A livello globale sia le masse gestite, con una significativa accelerazione nell’ultimo biennio, sia le buone performance hanno spinto il patrimonio complessivo dei fondi hedge a superare quota 3.000 miliardi di dollari. Ma quali sono le caratteristiche di questi strumenti?
Generalmente se la maggior parte dei fondi comuni e delle sicav ha l’obiettivo di replicare un benchmark di mercato, secondo la tipologia di investimento, i fondi alternativi puntano invece a generare un rendimento che non è correlato ad alcun indice di riferimento e che teoricamente dovrebbe essere superiore a quello raggiungibile dagli altri strumenti che si limitano a replicare l’indice.
In sintesi, i fondi alternativi presuppongono un elevato investimento minimo richiesto (250 mila euro per gli investitori privati), danno una pressoché totale libertà di movimento sui mercati ai gestori, anche se l’investimento azionario è quello predominante, e offrono la possibilità di assumere posizioni attraverso l’utilizzo della leva finanziaria.

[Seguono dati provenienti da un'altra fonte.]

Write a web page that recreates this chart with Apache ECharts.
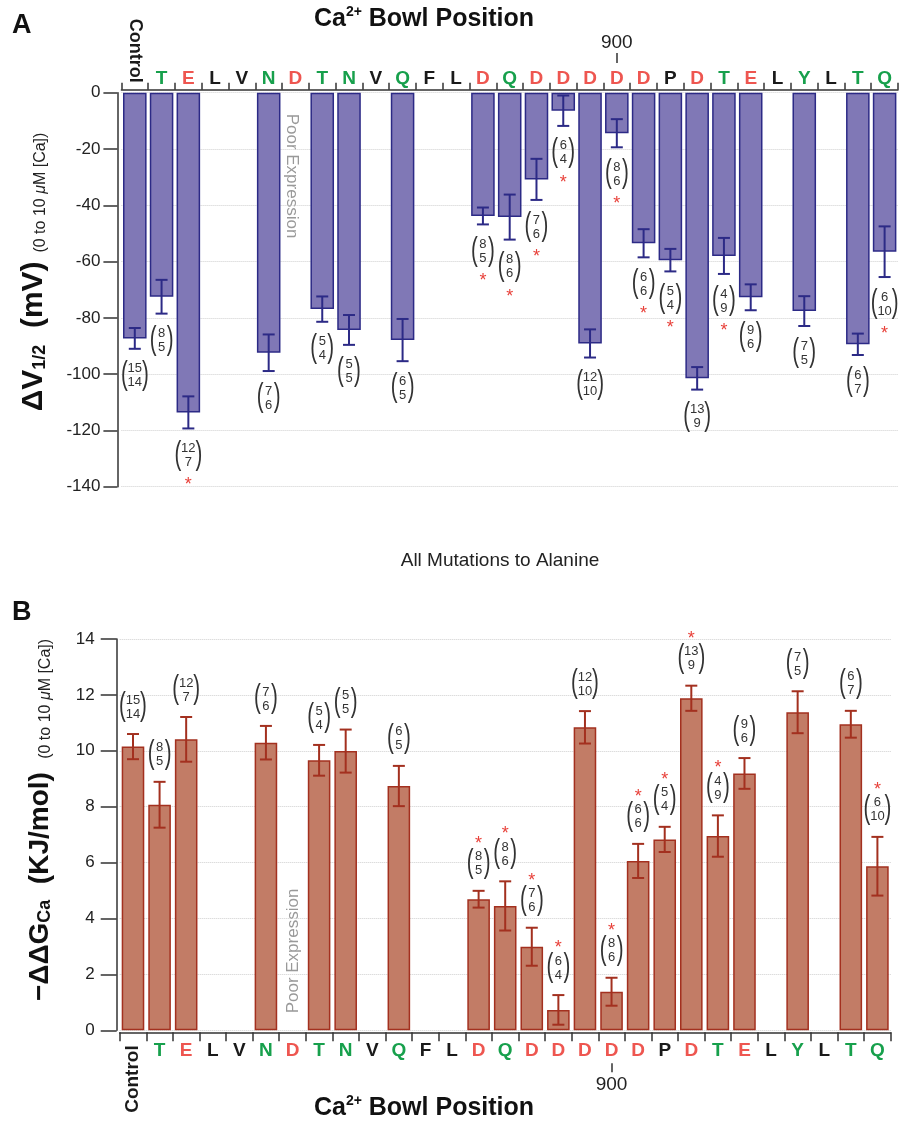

Una delle strategie più comuni utilizzate dai money manager alternativi è appunto andare short, cioè realizzare un profitto quando scendono i prezzi.
In gergo tecnico questo sistema si definisce “vendita allo scoperto”, in altre parole vendere un titolo azionario che non si possiede (perché qualcuno, in genere le banche d’investimento, lo concede in prestito provvisoriamente), per poi riacquistarlo in seguito e guadagnare sulla discrepanza di prezzo. Questo sistema permette di realizzare un investimento (anche di medio-lungo termine) per scovare profitto sulla possibilità che un titolo perda valore, poiché si presume che il valore al quale si riacquisterà in futuro sarà inferiore al prezzo di vendita.
Altra cosa sono i fondi di private equity, che per parecchi anni sono stati indicati come il male assoluto del mondo della finanza e non per niente venivano definiti fondi locusta. Poi, specie negli ultimi anni, questi strumenti hanno assunto un peso sempre maggiore nel panorama economico. In sintesi i fondi di private equity sono fondi mobiliari chiusi che raccolgono capitali da privati e istituzionali, come banche, fondazioni, compagnie di assicurazione e fondi pensione al fine di investirli in aziende non quotate che evidenziano secondo le loro analisi un alto potenziale di crescita. Nella gran parte dei casi l’obiettivo di questi veicoli d’investimento è sostenere sia nella fase di start up, sia nei periodi critici lo sviluppo delle società per poi trarne profitto, spesso attraverso la quotazione in Borsa.
Quindi i fondi di private equity vantano un’anima ambivalente: le loro quote possono essere acquistate da un investitore privato che vuole diversificare il portafoglio allocando i propri denari in uno strumento assolutamente decorrelato dai mercati e, al tempo stesso, questi fondi possono rivelarsi interessanti per gli imprenditori alla ricerca di partner in possesso dell’expertise, della familiarità con i network internazionali e, soprattutto, della liquidità indispensabili per crescere in uno scenario sempre più complicato per la presenza di nuovi player sul mercato internazionale, come gli emerging in generale e Cina e India, in particolare. Un fattore da non trascurare nella patria delle piccole e medie aziende, che da sempre, tuttavia, evidenziano un’atavica sottocapitalizzazione.